An argument with you is pretty pointless, as you don't personally know anything about what you are talking about, only quoting what others purportedly tell you. In reply to your assumption (a manufacturer of parts who knows more about gas turbines than you will ever know) I have previously explained my knowledge of this market, but will further amplify that I actually managed an OEM engine programme, and had visibility to every factor involved, including all aspects of vendor manufacture which also included PMA parts, Engineering, Production, Certification, Distribution and Pricing. I also have an extensive background in every angle of MRO with all of the major Western OEM's, including airframes and components, and of course, lots of time operating virtually every helicopter type out there. Based on that experience, I will repeat, that the information you are sharing is erroneous and that even a raw manufacturing cost would not be covered by the pricing you shared. The overall cost of a programme is absorbed through the markup on parts, which includes Overhead, Engineering, Product Support, Certification, Inventory management, Insurance, Technical Publications, Sales, etc. So, is there a high markup on a completed part available from stock? Of course there is, being that this is what sustains the product, but also contributes to all the functions that a business has to maintain. There are really too many variables to effectively broadly examine the price drivers, but consideration has to be given to raw material supply, production capability and capacity, vendor availability, manufacturing technology processes, human skill attrition, and a host of other unconsidered risks and delays that inevitably appear to derail even the most efficient and well managed progamme or process.

I do sympathize with you over parts for the SA341, but that is simply an example of an OEM having you over a barrel, and involves certification for existing parts outside the EASA system, and has nothing to do with the cost of manufacturing, simply control over the marketplace.

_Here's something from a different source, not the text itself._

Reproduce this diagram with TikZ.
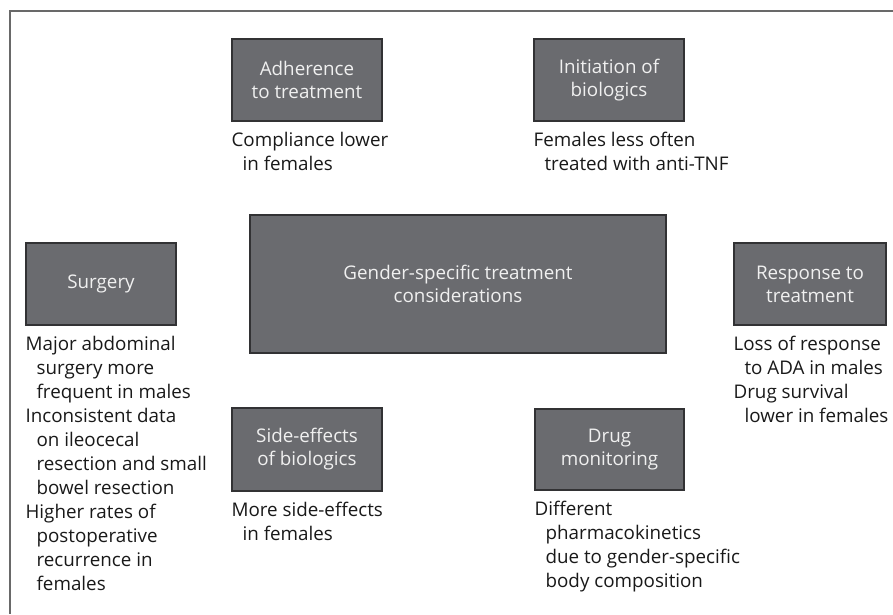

This is an example of the EASA system and that particular OEM, which limits the number of service providers and access to IP and overhaul-level parts to control the market. They are also keen to see many of these older types disappear, and price is one way to achieve it.

Lastly;
As an owner / operator ie the person signing the cheques for these things, the industry is killing itself. Lets take MD helicopters, they took back the overhaul of transmissions , so they are now the sole agency allowed to do it, guess what price for an overhaul up from around $ 85k to close to $130k overnight, easy when you are a monopoly.
MD have wanted to own this market forever and only allowed limited external access to the MRO market, but then, of course, their management was selling all the parts out the back door for cash, so someone had to support the commercial market. MD has always been strapped by a horrifyingly dysfunctional supply chain, which limited the appeal of the MD500 in the marketplace. But their control of the MRO business is no different than all the European manufacturers who limit access to overhaul level parts, overhaul level publications and other IP, with small and highly controlled customer/geographical third-party MRO capabilities which they control through Customer Service Facilities. New products from all the OEM's remain the realm of OEM MRO only, especially in the early days of a program, but some OEM's don't want anyone operating in their space. It will be interesting to see how the new MD fares, because as the sole MRO provider and their past terrible history for product support and parts, there is a serious danger they could kill the entire program off if they don't do it right.